What I learned from this is that sooner or later, but everything fails. And if you have dozens of small servers, then your system will fail more often.
Usually, when you are modernizing your system to microservices architecture, you keep having a legacy codebase for a few more years before you modernize all your parts. The funny thing is that legacy code can be divided between different teams, so you will have one large legacy repository and a lot of owners for a specific endpoints/pages. This is extremely hard to manage especially when you want someone to migrate to the new version of your API: you have to find all those code owners and ask them to do that.
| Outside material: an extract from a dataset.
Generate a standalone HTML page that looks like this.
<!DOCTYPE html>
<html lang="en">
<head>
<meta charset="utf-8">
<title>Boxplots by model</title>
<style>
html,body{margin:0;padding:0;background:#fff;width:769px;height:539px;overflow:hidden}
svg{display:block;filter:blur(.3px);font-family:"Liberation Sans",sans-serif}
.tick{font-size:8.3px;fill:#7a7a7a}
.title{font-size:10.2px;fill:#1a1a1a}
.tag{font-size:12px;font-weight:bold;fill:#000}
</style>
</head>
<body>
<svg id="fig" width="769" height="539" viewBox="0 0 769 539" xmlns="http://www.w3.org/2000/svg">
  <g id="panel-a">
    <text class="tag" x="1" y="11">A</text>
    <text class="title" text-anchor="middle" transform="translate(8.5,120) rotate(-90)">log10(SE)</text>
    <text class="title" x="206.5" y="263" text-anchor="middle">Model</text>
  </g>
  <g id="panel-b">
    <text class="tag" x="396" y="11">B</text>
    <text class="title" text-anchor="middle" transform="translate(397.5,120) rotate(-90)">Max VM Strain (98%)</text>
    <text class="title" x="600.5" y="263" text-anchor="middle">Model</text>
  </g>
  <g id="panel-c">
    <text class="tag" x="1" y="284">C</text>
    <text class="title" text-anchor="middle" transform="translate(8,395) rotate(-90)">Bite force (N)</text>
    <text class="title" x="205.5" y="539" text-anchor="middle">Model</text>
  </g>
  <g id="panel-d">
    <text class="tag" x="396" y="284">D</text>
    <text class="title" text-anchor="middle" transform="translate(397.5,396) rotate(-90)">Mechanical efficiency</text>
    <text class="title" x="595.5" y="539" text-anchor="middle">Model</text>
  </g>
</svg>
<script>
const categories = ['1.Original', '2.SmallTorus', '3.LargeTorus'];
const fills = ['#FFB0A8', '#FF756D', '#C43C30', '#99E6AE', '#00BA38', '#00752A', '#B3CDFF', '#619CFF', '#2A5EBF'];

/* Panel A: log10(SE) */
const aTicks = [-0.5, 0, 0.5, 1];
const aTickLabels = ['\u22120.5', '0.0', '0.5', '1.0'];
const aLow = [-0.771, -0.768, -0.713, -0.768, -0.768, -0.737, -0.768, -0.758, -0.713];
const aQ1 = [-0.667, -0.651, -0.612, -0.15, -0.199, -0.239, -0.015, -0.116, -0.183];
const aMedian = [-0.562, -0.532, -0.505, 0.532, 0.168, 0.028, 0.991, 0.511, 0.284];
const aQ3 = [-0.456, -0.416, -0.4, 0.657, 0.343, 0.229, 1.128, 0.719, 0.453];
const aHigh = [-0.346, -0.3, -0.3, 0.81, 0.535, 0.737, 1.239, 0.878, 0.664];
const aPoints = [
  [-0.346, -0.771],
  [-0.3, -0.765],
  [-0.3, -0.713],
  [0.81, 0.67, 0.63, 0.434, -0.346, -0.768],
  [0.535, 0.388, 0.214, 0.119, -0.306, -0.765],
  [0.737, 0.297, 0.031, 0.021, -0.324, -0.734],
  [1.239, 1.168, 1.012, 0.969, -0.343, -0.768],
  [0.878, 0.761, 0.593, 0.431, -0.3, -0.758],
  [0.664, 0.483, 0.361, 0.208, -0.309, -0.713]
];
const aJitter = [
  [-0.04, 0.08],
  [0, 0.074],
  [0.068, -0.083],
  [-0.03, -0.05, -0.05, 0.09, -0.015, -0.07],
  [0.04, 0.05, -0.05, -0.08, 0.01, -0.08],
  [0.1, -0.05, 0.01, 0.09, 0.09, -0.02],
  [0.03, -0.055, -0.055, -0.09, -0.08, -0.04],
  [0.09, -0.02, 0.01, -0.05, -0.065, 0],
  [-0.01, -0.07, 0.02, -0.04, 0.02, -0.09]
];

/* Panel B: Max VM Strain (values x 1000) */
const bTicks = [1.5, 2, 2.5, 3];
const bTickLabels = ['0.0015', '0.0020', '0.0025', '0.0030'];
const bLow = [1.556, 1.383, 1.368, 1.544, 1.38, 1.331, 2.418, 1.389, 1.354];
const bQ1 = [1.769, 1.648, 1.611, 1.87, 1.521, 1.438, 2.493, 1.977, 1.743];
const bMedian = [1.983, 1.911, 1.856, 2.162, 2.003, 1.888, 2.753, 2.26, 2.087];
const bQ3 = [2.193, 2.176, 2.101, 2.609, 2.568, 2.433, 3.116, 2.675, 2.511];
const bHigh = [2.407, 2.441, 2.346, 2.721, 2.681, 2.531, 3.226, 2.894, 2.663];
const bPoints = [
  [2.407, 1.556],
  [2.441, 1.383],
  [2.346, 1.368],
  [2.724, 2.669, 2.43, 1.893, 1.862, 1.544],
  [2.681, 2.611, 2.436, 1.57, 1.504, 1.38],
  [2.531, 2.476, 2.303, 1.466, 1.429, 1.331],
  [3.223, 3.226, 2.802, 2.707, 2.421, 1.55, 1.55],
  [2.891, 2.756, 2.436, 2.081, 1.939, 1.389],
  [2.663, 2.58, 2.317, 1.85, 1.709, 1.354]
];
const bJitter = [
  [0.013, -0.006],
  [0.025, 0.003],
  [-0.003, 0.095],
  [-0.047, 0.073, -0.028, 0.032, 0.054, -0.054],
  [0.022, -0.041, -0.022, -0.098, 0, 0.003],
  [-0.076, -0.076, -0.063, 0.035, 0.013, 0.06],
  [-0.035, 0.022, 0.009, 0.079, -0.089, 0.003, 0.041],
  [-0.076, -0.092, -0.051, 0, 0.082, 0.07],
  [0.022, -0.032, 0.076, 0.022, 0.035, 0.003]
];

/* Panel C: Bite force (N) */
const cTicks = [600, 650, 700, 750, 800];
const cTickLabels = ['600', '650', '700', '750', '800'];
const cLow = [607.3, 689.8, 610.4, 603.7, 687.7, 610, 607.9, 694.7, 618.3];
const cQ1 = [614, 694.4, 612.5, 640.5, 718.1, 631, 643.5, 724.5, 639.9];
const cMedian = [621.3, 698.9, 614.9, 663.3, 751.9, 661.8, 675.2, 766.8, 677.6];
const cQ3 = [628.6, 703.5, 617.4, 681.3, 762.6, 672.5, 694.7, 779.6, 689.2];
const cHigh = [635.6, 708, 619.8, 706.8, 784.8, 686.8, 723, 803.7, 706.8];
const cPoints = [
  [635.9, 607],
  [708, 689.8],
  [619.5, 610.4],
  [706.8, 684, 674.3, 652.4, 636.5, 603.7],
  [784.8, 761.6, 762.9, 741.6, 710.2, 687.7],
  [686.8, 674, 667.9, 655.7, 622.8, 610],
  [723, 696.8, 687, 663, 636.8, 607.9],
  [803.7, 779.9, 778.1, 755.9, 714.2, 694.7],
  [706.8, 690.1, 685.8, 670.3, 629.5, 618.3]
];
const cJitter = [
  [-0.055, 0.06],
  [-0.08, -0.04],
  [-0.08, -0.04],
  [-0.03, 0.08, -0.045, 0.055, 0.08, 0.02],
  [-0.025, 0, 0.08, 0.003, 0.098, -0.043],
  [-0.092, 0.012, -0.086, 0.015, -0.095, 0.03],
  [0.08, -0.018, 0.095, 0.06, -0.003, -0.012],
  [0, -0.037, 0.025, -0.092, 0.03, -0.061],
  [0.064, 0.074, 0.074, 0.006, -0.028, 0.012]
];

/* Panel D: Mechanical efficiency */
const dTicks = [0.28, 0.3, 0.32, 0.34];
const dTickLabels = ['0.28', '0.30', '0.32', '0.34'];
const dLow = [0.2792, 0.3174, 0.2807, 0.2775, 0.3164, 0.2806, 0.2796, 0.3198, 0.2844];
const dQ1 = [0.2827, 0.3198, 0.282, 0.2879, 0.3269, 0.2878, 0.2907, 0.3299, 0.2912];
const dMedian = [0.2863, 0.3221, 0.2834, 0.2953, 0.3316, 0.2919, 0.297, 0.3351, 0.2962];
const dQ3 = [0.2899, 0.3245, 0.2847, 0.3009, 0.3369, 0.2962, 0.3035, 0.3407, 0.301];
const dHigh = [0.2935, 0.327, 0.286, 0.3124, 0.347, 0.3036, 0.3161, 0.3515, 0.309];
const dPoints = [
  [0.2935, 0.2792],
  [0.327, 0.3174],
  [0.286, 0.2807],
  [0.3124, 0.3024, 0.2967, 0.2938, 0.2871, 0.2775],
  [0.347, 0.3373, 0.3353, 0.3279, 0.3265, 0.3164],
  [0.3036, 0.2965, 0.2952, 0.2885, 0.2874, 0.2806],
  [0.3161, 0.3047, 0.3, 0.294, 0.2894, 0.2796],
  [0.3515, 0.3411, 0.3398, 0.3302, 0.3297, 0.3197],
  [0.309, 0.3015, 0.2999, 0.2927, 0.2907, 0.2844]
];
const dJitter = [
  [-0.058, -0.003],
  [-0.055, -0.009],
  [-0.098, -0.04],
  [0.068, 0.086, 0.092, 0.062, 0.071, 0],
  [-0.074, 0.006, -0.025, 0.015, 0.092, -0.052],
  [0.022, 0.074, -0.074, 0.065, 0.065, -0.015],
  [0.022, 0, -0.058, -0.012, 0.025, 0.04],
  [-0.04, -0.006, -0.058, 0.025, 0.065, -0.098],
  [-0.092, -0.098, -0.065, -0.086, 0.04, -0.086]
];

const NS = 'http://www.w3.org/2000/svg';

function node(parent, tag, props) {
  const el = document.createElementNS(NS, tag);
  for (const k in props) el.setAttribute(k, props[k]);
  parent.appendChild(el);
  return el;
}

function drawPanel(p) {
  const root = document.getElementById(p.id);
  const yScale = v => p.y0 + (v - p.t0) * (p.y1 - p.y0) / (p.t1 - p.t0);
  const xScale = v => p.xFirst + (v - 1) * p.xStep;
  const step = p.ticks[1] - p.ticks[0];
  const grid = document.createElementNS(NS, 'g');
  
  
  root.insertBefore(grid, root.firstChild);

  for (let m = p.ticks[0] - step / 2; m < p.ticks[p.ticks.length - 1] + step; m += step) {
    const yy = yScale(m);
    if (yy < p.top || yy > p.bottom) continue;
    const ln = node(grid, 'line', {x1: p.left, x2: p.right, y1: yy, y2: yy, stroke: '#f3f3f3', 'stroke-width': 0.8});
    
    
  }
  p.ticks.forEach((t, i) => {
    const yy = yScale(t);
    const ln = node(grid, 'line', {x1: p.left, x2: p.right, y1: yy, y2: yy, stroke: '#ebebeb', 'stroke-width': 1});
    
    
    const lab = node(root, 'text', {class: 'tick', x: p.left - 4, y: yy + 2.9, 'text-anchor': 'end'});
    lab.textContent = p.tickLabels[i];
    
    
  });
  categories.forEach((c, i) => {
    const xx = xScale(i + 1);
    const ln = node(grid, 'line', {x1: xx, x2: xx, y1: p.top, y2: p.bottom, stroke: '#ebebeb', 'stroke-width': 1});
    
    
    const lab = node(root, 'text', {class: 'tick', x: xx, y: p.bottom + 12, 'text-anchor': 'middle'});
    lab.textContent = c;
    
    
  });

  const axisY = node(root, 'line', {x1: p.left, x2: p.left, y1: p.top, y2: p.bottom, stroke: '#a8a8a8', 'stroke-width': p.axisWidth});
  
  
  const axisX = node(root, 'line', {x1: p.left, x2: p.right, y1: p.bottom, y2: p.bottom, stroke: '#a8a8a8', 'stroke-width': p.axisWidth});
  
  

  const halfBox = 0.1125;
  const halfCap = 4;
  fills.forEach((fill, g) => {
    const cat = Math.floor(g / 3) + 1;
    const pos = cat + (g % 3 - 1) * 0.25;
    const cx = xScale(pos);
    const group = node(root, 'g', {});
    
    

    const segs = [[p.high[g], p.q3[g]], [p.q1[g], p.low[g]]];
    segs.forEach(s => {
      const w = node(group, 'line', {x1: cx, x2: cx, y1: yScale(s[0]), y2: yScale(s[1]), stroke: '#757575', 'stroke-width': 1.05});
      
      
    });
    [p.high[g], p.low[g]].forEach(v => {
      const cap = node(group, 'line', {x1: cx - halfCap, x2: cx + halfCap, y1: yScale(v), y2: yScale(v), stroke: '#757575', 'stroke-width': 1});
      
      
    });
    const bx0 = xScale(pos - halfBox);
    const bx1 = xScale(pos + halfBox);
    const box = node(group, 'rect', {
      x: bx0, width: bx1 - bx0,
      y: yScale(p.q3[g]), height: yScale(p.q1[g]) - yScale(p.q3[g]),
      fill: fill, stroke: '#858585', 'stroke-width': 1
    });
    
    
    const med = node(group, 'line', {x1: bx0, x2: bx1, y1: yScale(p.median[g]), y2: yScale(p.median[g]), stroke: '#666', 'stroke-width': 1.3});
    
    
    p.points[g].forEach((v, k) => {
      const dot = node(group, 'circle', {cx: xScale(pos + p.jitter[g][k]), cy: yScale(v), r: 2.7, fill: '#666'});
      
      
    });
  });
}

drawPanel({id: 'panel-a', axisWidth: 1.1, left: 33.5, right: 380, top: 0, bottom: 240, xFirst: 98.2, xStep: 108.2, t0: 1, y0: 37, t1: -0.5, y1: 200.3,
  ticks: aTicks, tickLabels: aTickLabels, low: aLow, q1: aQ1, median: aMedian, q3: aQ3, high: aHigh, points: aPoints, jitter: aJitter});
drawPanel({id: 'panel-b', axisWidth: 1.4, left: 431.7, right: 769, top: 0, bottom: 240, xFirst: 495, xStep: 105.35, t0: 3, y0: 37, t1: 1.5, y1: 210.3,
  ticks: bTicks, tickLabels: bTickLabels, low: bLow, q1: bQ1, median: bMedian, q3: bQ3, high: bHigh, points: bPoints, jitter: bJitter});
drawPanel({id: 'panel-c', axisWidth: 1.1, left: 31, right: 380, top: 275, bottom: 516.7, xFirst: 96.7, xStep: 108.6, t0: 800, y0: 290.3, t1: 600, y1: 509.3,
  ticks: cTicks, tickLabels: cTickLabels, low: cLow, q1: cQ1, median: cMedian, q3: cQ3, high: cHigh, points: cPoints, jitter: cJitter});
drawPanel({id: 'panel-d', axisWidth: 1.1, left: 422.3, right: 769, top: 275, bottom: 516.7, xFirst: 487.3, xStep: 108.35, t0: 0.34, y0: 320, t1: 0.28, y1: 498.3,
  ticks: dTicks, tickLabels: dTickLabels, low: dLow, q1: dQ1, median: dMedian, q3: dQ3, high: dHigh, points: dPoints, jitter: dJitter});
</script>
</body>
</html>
After 3 years legacy repository eventually transformed into a repo one with lots of abandoned parts of the code, lots of deprecated functions, endpoints, etc. Sometimes people just forget about some functionality, then they leave the company and then code becomes abandoned.
Data is everything
Over the years working on microservices I saw a lot of databases. Today we have a lot of ways for transforming data from one data source into another and believe me, most of them will be in your organization: ETL systems, Streaming, Batch processing, all these pipes will live inside microservices architecture.
You can have a lot of modern tools in your arsenal but if your data sucks - your system will suck in general. That’s why eventually your organization will create an architectural review for such cases: you will have to defend your architecture and explain why you need this specific database and why your data flow will go like that. Otherwise, you will fail in a long term.
Another thing about databases are that in general, you will have to forget about transactional support: there’s no longer a single system and there’s no longer a single database which supports transactions. In microservices, your data will first go to one database, a message will be sent and the other databases will have to update their state. And the way to send events is very crucial on how your data can guarantee delivery semantic: if you update your database and right after sending a request to an event bus, there a small chance the second operation will fail. That’s why a lot of different techniques like Change Data Capture are invented and are good tools for guaranteeing better delivery semantic.
A big journey
The one and the only lesson that you can get from using microservices is that this type of architecture is not a magic pill, it won’t solve all your problems and even more, you will have to work very hard to set up your infrastructure properly because a lot of moving parts brings more problems. Be aware that you have to get really good reasons to do this journey which will last for at least a few years.
But after all, if you suceed in this tranformation, your system will become more mature, will be capable of handling more load, more data.